The works are part of a wider intervention to strengthen resilience and livelihoods of fishing communities in the Gaza Strip through equitable modernisation of the fisheries and aquaculture value chain started in 2017.

“It envisages opening a new, modern economic subsector to enable Gaza fishers and other private actors to benefit from modern, open-sea fish farming technology and market opportunities through an innovative, profitable and environmentally sustainable business model,” said Dr. Ciro Fiorillo, head of FAO's Coordination Office for the West Bank and Gaza Strip Programme (FAO WBGS).

Through its intervention, FAO has also delivered technical and institutional capacity-development support for the Social Business and other related actors.  

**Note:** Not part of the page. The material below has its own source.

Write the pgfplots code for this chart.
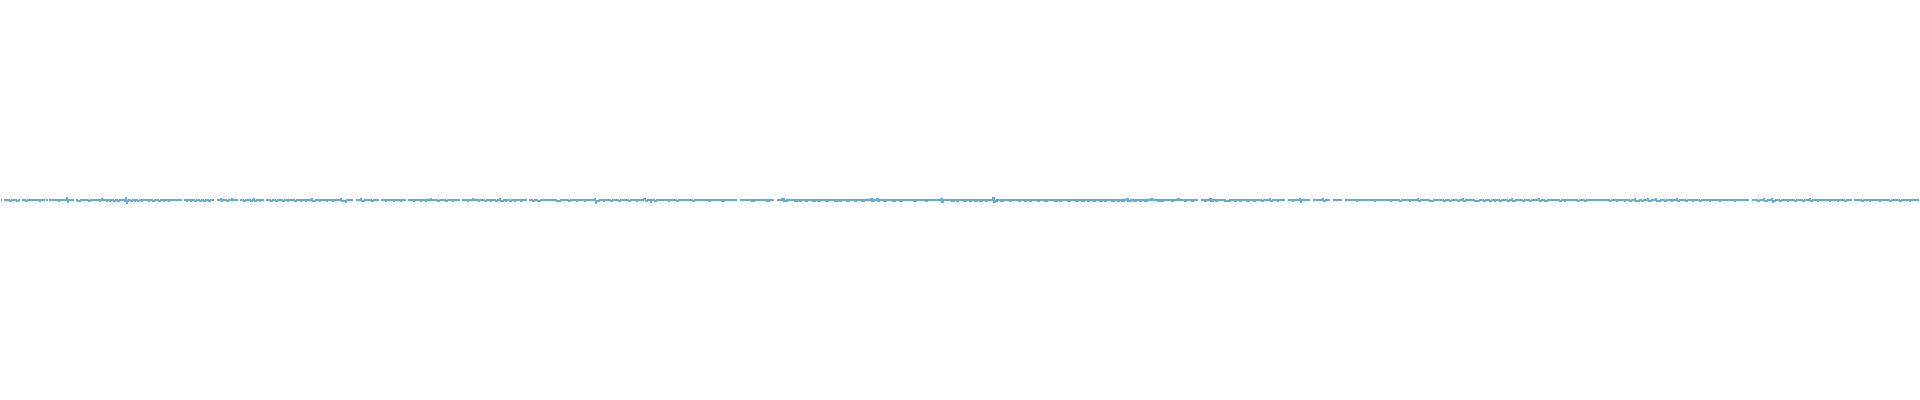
\documentclass[border=0pt]{standalone}
\usepackage{pgfplots}
\pgfplotsset{compat=1.18}
\definecolor{sig}{RGB}{93,173,226}
\begin{document}
\begin{tikzpicture}
\begin{axis}[
  scale only axis, width=960pt, height=200pt,
  xmin=0, xmax=1920, ymin=-199, ymax=201,
  axis line style={draw=none}, ticks=none,
  unbounded coords=jump, clip=false,
]
\addplot[sig, line width=0.7pt, const plot] table[row sep=\\] {
x y\\
0 1\\ 1.5 1\\ 1.6 nan\\ 3 1\\ 9 0\\ 11 1\\ 16 0\\ 18 1\\ 19 1\\ 19.1 nan\\
21 1\\ 25 0\\ 27 1\\ 39 0\\ 40 1\\ 44 1\\ 44.1 nan\\ 45 1\\ 47 1\\ 47.1 nan\\
48 1\\ 58 0\\ 59 1\\ 66 3\\ 66.7 -1\\ 67.5 1\\ 73 1\\ 73.1 nan\\ 75 1\\ 77 0\\
80 1\\ 88 0\\ 90 1\\ 99 0\\ 100 1\\ 101 2\\ 102 1\\ 106 0\\ 107 1\\ 109 0\\
110 1\\ 113 0\\ 115 1\\ 117 0\\ 119 1\\ 124 0\\ 125 3\\ 126 -2\\ 127 0\\ 128 1\\
130 0\\ 132 1\\ 134 0\\ 135 1\\ 137 0\\ 139 1\\ 141 0\\ 142 1\\ 148 0\\ 149 1\\
152 0\\ 154 1\\ 158 0\\ 160 1\\ 163 0\\ 164 1\\ 168 0\\ 169 1\\ 181 1\\ 181.1 nan\\
183 1\\ 186 0\\ 187 1\\ 190 0\\ 191 1\\ 194 0\\ 196 1\\ 199 0\\ 201 1\\ 203 0\\
205 1\\ 208 0\\ 210 1\\ 213 1\\ 213.1 nan\\ 216 1\\ 220 2\\ 221 0\\ 222 1\\ 226 0\\
228 1\\ 231 2\\ 232 1\\ 237 1\\ 237.1 nan\\ 239 1\\ 243 0\\ 245 1\\ 250 0\\ 252 1\\
253 2\\ 254 0\\ 256 1\\ 259 0\\ 260 1\\ 263 1\\ 263.1 nan\\ 265 1\\ 270 0\\ 272 1\\
275 0\\ 277 1\\ 282 0\\ 284 1\\ 287 0\\ 288 1\\ 294 0\\ 296 1\\ 300 0\\ 301 1\\
305 0\\ 306 1\\ 311 2\\ 312 0\\ 315 1\\ 319 0\\ 320 1\\ 326 0\\ 327 1\\ 332 0\\
333 1\\ 340 2\\ 341 0\\ 345 -1\\ 346 1\\ 353 1\\ 353.1 nan\\ 356 1\\ 360 2\\ 361 0\\
364 1\\ 371 0\\ 373 1\\ 379 1\\ 379.1 nan\\ 381 1\\ 385 0\\ 386 1\\ 393 0\\ 394 1\\
400 0\\ 401 1\\ 406 1\\ 406.1 nan\\ 408 1\\ 413 0\\ 414 1\\ 420 0\\ 421 1\\ 425 0\\
426 1\\ 430 2\\ 431 1\\ 437 0\\ 439 1\\ 445 0\\ 447 1\\ 452 0\\ 453 1\\ 460 1\\
460.1 nan\\ 462 1\\ 467 0\\ 468 1\\ 472 2\\ 473 1\\ 478 0\\ 479 1\\ 484 0\\ 486 1\\
490 0\\ 491 1\\ 495 0\\ 497 1\\ 499 2\\ 500 0\\ 503 1\\ 505 0\\ 506 1\\ 509 0\\
511 1\\ 514 0\\ 515 1\\ 520 0\\ 521 1\\ 527 1\\ 527.1 nan\\ 529 1\\ 532 0\\ 534 1\\
537 0\\ 540 1\\ 556 0\\ 560 1\\ 568 0\\ 570 1\\ 576 0\\ 577 1\\ 584 0\\ 585 1\\
594 2\\ 595 -2\\ 596 0\\ 599 1\\ 603 0\\ 604 1\\ 610 0\\ 612 1\\ 618 0\\ 620 1\\
628 0\\ 630 1\\ 636 0\\ 637 1\\ 643 2\\ 645 0\\ 647 1\\ 650 -1\\ 651 1\\ 654 0\\
656 1\\ 668 0\\ 669 1\\ 676 0\\ 678 1\\ 692 0\\ 694 1\\ 709 0\\ 710 1\\ 722 0\\
724 1\\ 737 1\\ 737.1 nan\\ 740 1\\ 752 0\\ 754 1\\ 767 0\\ 769 1\\ 774 1\\ 774.1 nan\\
777 1\\ 782 2\\ 784 0\\ 787 1\\ 795 0\\ 797 1\\ 800 0\\ 801 1\\ 806 0\\ 807 1\\
813 0\\ 815 1\\ 818 0\\ 820 1\\ 826 0\\ 828 1\\ 835 0\\ 837 1\\ 840 0\\ 841 1\\
847 0\\ 849 1\\ 855 0\\ 856 1\\ 862 0\\ 864 1\\ 871 2\\ 872 0\\ 874 1\\ 877 2\\
878 0\\ 879 1\\ 884 0\\ 886 1\\ 893 0\\ 895 1\\ 900 0\\ 902 1\\ 914 0\\ 916 1\\
926 0\\ 927 1\\ 941 2\\ 942 -1\\ 943 1\\ 952 0\\ 954 1\\ 957 0\\ 958 1\\ 964 0\\
966 1\\ 970 0\\ 971 1\\ 975 0\\ 977 1\\ 980 0\\ 982 1\\ 986 0\\ 987 1\\ 993 3\\
994 -1\\ 995 0\\ 997 1\\ 1001 0\\ 1003 1\\ 1010 0\\ 1011 1\\ 1019 0\\ 1020 1\\ 1025 0\\
1026 1\\ 1030 0\\ 1031 1\\ 1038 0\\ 1039 1\\ 1045 0\\ 1047 1\\ 1055 0\\ 1057 1\\ 1060 0\\
1061 1\\ 1068 0\\ 1070 1\\ 1076 0\\ 1078 1\\ 1082 0\\ 1084 1\\ 1088 0\\ 1089 1\\ 1093 0\\
1095 1\\ 1100 0\\ 1102 1\\ 1105 0\\ 1106 1\\ 1112 0\\ 1114 1\\ 1118 0\\ 1119 1\\ 1122 0\\
1124 1\\ 1127 2\\ 1128 0\\ 1131 1\\ 1134 0\\ 1136 1\\ 1140 0\\ 1141 1\\ 1145 0\\ 1147 1\\
1151 2\\ 1152 1\\ 1158 0\\ 1160 1\\ 1162 0\\ 1163 1\\ 1172 0\\ 1173 1\\ 1178 2\\ 1179 1\\
1185 0\\ 1186 1\\ 1192 0\\ 1193 1\\ 1198 1\\ 1198.1 nan\\ 1201 1\\ 1205 0\\ 1206 1\\ 1210 2\\
1211 0\\ 1213 1\\ 1216 0\\ 1217 1\\ 1225 0\\ 1230 1\\ 1235 0\\ 1236 1\\ 1240 0\\ 1241 1\\
1247 0\\ 1249 1\\ 1254 0\\ 1255 1\\ 1262 0\\ 1264 1\\ 1270 2\\ 1271 0\\ 1273 1\\ 1278 0\\
1279 1\\ 1285 1\\ 1285.1 nan\\ 1288 1\\ 1293 0\\ 1294 1\\ 1300 2\\ 1301 -1\\ 1302 1\\ 1310 1\\
1310.1 nan\\ 1313 1\\ 1323 2\\ 1324 0\\ 1326 1\\ 1330 1\\ 1330.1 nan\\ 1333 1\\ 1342 1\\ 1342.1 nan\\
1345 1\\ 1357 0\\ 1358 1\\ 1375 0\\ 1376 1\\ 1391 0\\ 1392 1\\ 1400 0\\ 1402 1\\ 1410 0\\
1411 1\\ 1418 2\\ 1419 0\\ 1421 1\\ 1430 0\\ 1434 1\\ 1444 0\\ 1446 1\\ 1450 0\\ 1452 1\\
1458 0\\ 1460 1\\ 1463 2\\ 1464 0\\ 1466 1\\ 1475 0\\ 1480 1\\ 1484 0\\ 1486 1\\ 1490 0\\
1492 1\\ 1495 0\\ 1496 1\\ 1500 0\\ 1502 1\\ 1508 0\\ 1510 1\\ 1512 2\\ 1513 0\\ 1516 1\\
1523 0\\ 1525 1\\ 1530 0\\ 1532 1\\ 1539 2\\ 1540 0\\ 1542 1\\ 1545 0\\ 1548 1\\ 1560 0\\
1562 1\\ 1565 0\\ 1566 1\\ 1578 0\\ 1580 1\\ 1585 0\\ 1587 1\\ 1610 0\\ 1612 1\\ 1617 0\\
1618 1\\ 1625 0\\ 1626 1\\ 1630 0\\ 1632 1\\ 1635 2\\ 1636 0\\ 1640 1\\ 1642 0\\ 1644 1\\
1648 2\\ 1649 0\\ 1652 1\\ 1656 2\\ 1657 0\\ 1661 1\\ 1665 0\\ 1667 1\\ 1672 0\\ 1673 1\\
1677 2\\ 1678 0\\ 1680 1\\ 1686 0\\ 1688 1\\ 1693 0\\ 1694 1\\ 1700 0\\ 1702 1\\ 1710 0\\
1711 1\\ 1720 0\\ 1721 1\\ 1735 0\\ 1736 1\\ 1750 1\\ 1750.1 nan\\ 1753 1\\ 1758 0\\ 1760 1\\
1764 2\\ 1765 0\\ 1768 1\\ 1772 2\\ 1773 -1\\ 1774 0\\ 1776 1\\ 1780 0\\ 1782 1\\ 1788 0\\
1789 1\\ 1795 0\\ 1797 1\\ 1803 0\\ 1805 1\\ 1810 2\\ 1811 0\\ 1813 1\\ 1818 0\\ 1819 1\\
1830 0\\ 1831 1\\ 1838 0\\ 1839 1\\ 1845 0\\ 1847 1\\ 1853 1\\ 1853.1 nan\\ 1855 1\\ 1862 0\\
1864 1\\ 1870 0\\ 1871 1\\ 1880 0\\ 1881 1\\ 1890 0\\ 1892 1\\ 1900 0\\ 1902 1\\ 1910 0\\
1911 1\\ 1920 1\\
};
\end{axis}
\end{tikzpicture}
\end{document}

“We are fully aware of the innovative nature of the marine cage farm and lack of previous experience in the Gaza Strip. Hence, we believe that building the technical and operational capacities of the Social Business is crucial to ensuring profitable and sustainable operation of the marine cage farm and the business as a whole,” said Dr. Azzam Saleh Ayasa, head of programming at FAO WBGS.

Among the technical and institutional support provided this past year, FAO provided in-depth practical trainings to four fishers selected to be marine cage farm operators and two marine aquaculture technicians on scuba diving up to a depth of 30m, as well as on fundamental aspects of farm management and fish welfare/health control, in anticipation of the delivery of the first shipment of fingerlings.

FAO has also provided support to the Ministry of Agriculture and other service providers on legal and technical aspects of marine aquaculture as part of its contribution towards a more enabling environment for the emerging marine aquaculture subsector.

Additionally, FAO international experts will soon start delivering support on the optimization of marine environments, particularly in respect to fish health and disease control, and on the regulatory framework for marine aquaculture zoning.  

Further support from the ACIS includes the importation of a small-sized modern boat to facilitate effective operations, which arrived in the Gaza Strip on 2 September 2021, representing an important step forward in the project.